Look through the listing and locate every line containing the word "that"; copy those lines.

#### Data in this exercise

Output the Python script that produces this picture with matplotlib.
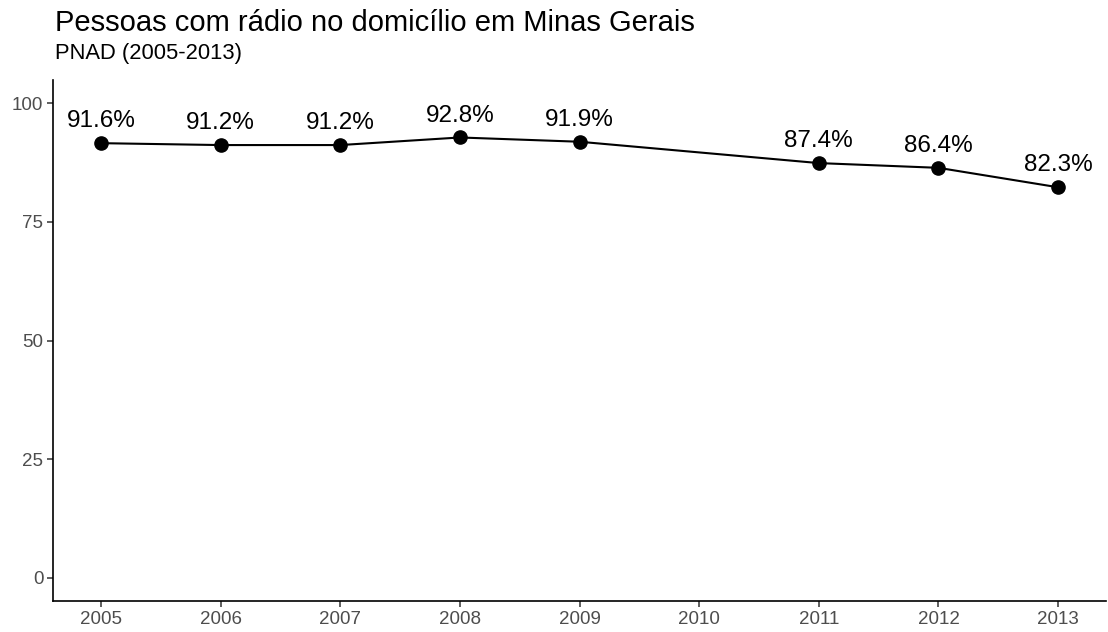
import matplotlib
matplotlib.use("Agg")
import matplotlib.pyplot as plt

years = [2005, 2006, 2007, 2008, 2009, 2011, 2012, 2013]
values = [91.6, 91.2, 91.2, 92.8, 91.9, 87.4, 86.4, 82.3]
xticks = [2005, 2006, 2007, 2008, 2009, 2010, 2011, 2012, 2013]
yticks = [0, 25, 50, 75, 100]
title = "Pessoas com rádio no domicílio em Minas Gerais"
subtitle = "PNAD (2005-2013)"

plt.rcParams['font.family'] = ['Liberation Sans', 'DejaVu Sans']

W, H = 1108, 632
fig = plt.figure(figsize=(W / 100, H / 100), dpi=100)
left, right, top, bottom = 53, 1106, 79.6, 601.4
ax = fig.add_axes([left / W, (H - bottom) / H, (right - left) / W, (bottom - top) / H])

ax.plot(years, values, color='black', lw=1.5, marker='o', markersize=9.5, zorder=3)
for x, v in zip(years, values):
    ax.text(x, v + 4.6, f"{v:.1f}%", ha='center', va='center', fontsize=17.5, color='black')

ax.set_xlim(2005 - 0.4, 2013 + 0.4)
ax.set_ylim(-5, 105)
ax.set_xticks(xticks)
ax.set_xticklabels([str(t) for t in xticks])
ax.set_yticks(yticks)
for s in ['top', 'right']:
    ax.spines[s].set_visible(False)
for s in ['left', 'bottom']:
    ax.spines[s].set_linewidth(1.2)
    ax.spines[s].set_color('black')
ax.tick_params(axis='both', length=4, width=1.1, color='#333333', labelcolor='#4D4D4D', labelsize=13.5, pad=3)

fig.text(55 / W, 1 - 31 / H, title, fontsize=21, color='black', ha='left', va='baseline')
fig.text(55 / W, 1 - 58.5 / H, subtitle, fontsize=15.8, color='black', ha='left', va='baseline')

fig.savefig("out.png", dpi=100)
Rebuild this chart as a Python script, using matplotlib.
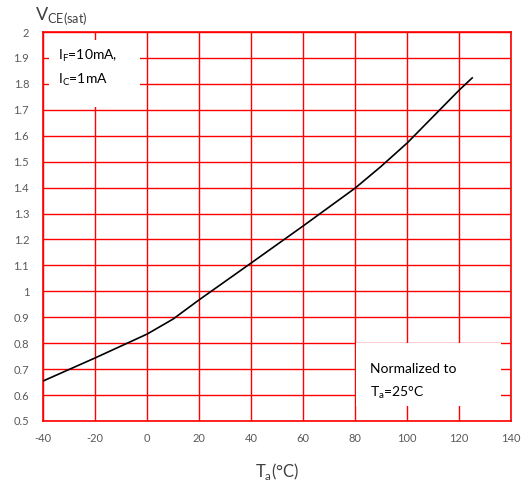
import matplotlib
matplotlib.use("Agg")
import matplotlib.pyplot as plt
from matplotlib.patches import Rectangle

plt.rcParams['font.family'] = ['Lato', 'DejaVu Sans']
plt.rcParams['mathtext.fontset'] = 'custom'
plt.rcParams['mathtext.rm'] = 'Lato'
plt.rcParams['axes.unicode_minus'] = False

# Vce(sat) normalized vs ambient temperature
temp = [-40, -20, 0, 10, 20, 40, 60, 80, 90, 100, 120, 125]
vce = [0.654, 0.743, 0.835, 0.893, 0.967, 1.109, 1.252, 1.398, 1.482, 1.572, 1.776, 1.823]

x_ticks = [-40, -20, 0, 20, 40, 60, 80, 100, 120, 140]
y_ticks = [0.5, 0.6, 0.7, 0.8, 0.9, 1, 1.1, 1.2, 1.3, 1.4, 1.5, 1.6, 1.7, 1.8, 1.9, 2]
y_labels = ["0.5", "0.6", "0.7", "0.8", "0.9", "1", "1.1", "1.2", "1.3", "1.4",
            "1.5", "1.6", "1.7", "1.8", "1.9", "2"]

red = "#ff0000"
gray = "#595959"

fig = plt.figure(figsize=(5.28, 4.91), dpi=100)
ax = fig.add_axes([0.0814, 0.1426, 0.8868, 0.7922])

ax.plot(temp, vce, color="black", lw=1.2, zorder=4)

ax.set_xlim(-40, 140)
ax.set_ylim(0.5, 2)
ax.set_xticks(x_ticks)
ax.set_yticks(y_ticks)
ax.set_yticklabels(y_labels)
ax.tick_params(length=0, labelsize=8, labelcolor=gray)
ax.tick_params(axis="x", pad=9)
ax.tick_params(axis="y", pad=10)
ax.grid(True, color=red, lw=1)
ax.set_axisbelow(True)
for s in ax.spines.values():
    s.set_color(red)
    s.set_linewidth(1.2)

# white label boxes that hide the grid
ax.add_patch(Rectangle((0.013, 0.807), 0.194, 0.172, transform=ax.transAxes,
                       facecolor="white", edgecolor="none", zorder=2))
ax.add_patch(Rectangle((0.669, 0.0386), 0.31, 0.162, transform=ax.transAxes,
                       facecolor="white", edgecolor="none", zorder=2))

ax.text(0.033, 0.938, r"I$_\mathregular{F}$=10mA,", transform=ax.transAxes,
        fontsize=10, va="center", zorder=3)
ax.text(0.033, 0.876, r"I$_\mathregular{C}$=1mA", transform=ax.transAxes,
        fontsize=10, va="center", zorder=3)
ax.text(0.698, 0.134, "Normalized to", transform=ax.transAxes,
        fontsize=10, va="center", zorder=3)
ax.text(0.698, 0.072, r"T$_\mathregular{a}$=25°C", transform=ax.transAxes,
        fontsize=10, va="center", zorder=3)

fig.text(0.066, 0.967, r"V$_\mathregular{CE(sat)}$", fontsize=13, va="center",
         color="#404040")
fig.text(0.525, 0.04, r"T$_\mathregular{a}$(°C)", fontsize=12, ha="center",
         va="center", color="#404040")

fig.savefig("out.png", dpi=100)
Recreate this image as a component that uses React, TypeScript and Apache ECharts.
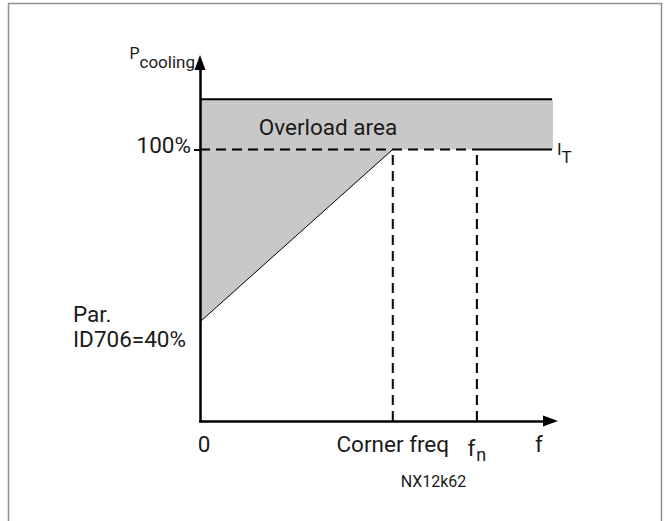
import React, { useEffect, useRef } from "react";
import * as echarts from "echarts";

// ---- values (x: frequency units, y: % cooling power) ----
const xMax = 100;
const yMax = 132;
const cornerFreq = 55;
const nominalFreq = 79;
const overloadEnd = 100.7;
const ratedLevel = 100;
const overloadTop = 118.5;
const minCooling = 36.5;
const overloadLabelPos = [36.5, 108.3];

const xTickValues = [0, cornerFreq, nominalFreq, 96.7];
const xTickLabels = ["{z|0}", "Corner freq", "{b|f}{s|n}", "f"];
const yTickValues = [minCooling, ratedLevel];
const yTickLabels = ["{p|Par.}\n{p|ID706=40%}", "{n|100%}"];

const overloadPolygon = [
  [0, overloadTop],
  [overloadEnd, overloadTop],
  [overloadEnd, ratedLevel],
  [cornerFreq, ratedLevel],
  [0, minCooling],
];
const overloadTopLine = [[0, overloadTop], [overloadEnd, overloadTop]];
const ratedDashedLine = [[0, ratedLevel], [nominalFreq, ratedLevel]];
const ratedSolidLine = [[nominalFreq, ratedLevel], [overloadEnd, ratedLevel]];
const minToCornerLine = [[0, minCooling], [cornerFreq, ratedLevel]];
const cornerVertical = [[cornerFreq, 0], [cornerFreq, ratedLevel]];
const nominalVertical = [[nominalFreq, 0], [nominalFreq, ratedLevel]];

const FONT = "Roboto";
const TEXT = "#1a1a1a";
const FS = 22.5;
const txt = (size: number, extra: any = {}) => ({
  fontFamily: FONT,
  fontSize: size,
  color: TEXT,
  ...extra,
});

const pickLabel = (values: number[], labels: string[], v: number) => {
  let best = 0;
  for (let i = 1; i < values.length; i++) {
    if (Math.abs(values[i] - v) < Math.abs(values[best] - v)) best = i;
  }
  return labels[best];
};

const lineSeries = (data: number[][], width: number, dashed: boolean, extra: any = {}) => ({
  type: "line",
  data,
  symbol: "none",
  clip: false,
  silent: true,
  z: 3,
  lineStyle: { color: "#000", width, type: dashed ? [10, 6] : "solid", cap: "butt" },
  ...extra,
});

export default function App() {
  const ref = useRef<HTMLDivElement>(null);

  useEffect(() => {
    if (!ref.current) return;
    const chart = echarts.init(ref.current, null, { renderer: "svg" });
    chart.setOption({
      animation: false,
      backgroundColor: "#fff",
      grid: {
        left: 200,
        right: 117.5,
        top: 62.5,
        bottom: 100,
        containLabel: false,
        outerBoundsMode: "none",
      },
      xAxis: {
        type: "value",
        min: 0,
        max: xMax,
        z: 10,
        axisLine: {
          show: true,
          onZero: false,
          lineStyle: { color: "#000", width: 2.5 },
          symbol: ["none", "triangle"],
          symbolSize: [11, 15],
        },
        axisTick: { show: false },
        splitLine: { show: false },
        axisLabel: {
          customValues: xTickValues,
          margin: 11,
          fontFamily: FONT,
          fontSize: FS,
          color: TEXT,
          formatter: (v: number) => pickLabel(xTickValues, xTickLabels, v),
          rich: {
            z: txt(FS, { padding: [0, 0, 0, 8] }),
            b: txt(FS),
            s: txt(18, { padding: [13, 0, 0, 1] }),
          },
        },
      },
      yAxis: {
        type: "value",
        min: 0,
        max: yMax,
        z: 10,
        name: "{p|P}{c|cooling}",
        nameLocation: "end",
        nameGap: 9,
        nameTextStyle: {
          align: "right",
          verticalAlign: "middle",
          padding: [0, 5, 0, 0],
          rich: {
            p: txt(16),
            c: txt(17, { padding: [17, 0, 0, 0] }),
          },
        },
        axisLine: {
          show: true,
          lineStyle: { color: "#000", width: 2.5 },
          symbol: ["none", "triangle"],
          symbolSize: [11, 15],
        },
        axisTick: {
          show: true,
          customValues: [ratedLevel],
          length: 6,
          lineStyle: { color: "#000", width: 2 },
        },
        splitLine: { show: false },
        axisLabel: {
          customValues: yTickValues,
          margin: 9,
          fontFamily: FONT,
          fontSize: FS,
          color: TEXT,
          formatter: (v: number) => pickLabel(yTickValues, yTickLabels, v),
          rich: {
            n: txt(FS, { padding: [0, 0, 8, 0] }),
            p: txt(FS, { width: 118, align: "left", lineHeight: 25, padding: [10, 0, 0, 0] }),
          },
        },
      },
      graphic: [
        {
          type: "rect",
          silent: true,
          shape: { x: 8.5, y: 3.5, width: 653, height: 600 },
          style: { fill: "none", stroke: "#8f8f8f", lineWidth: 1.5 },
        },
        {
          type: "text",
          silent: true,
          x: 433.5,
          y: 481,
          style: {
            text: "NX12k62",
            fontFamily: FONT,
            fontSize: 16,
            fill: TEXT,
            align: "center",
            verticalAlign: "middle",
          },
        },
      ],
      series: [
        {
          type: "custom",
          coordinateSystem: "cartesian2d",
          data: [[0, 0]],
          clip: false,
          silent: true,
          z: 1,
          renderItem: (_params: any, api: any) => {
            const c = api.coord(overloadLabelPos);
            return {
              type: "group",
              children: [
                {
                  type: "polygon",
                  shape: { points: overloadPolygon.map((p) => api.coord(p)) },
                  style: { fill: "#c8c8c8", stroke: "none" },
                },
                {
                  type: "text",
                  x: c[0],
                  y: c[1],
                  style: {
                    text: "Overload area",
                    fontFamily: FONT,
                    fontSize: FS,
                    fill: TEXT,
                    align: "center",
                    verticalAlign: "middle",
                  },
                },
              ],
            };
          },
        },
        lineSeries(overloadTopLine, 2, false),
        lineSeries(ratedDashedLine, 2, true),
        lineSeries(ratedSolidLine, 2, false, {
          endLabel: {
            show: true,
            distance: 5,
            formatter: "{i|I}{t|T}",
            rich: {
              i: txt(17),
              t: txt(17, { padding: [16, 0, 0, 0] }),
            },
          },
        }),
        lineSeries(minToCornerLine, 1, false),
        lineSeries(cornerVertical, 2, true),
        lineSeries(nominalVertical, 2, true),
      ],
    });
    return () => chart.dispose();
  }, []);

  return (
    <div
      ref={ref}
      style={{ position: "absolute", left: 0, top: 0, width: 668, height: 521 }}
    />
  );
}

########

Exercise answer:
Output the Python script that produces this picture with matplotlib.
# white label boxes that hide the grid
Recreate this image as a component that uses React, TypeScript and Apache ECharts.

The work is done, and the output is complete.